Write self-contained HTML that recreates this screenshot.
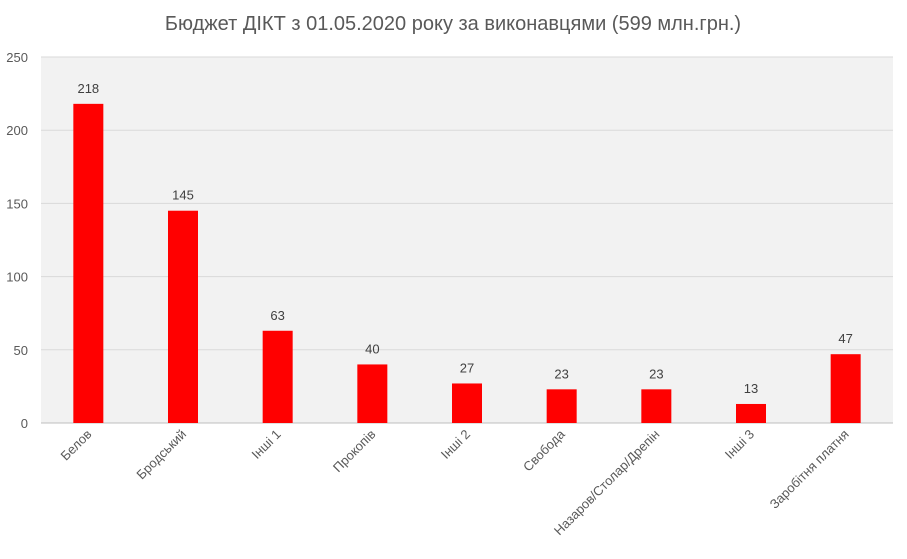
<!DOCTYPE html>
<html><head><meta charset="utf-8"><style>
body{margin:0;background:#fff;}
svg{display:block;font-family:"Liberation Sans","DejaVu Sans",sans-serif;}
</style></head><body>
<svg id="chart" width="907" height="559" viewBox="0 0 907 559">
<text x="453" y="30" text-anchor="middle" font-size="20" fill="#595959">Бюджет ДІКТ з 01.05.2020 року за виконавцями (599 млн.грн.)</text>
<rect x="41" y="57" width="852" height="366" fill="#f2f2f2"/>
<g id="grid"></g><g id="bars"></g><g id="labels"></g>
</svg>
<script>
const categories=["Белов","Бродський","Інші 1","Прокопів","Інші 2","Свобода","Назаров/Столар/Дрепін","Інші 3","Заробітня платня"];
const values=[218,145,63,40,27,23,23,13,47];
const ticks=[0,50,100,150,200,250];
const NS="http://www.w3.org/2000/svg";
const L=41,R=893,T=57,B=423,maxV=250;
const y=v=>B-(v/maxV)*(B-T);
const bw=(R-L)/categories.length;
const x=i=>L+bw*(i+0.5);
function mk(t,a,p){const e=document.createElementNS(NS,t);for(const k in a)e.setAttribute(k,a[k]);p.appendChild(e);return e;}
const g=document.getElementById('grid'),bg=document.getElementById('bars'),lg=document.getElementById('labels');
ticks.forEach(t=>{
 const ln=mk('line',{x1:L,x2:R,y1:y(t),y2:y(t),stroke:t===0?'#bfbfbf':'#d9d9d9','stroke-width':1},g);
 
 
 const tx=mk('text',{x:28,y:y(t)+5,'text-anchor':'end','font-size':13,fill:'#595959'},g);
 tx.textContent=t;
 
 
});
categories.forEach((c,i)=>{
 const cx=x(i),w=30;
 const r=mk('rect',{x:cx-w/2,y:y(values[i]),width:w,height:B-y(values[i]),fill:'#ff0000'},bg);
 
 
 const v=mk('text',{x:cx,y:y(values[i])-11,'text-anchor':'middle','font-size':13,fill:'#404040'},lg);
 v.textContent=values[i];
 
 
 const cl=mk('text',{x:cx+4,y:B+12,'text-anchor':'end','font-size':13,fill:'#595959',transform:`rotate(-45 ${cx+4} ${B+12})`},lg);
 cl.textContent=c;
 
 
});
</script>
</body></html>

········

Every line is to be duplicated exactly, though pictures stay out.

= SOLUTION FOR THIS TASK =
Write self-contained HTML that recreates this screenshot.
<!DOCTYPE html>
<html><head><meta charset="utf-8"><style>
body{margin:0;background:#fff;}
svg{display:block;font-family:"Liberation Sans","DejaVu Sans",sans-serif;}
</style></head><body>
<svg id="chart" width="907" height="559" viewBox="0 0 907 559">
<text x="453" y="30" text-anchor="middle" font-size="20" fill="#595959">Бюджет ДІКТ з 01.05.2020 року за виконавцями (599 млн.грн.)</text>
<rect x="41" y="57" width="852" height="366" fill="#f2f2f2"/>
<g id="grid"></g><g id="bars"></g><g id="labels"></g>
</svg>
<script>
const categories=["Белов","Бродський","Інші 1","Прокопів","Інші 2","Свобода","Назаров/Столар/Дрепін","Інші 3","Заробітня платня"];
const values=[218,145,63,40,27,23,23,13,47];
const ticks=[0,50,100,150,200,250];
const NS="http://www.w3.org/2000/svg";
const L=41,R=893,T=57,B=423,maxV=250;
const y=v=>B-(v/maxV)*(B-T);
const bw=(R-L)/categories.length;
const x=i=>L+bw*(i+0.5);
function mk(t,a,p){const e=document.createElementNS(NS,t);for(const k in a)e.setAttribute(k,a[k]);p.appendChild(e);return e;}
const g=document.getElementById('grid'),bg=document.getElementById('bars'),lg=document.getElementById('labels');
ticks.forEach(t=>{
 const ln=mk('line',{x1:L,x2:R,y1:y(t),y2:y(t),stroke:t===0?'#bfbfbf':'#d9d9d9','stroke-width':1},g);
 
 
 const tx=mk('text',{x:28,y:y(t)+5,'text-anchor':'end','font-size':13,fill:'#595959'},g);
 tx.textContent=t;
 
 
});
categories.forEach((c,i)=>{
 const cx=x(i),w=30;
 const r=mk('rect',{x:cx-w/2,y:y(values[i]),width:w,height:B-y(values[i]),fill:'#ff0000'},bg);
 
 
 const v=mk('text',{x:cx,y:y(values[i])-11,'text-anchor':'middle','font-size':13,fill:'#404040'},lg);
 v.textContent=values[i];
 
 
 const cl=mk('text',{x:cx+4,y:B+12,'text-anchor':'end','font-size':13,fill:'#595959',transform:`rotate(-45 ${cx+4} ${B+12})`},lg);
 cl.textContent=c;
 
 
});
</script>
</body></html>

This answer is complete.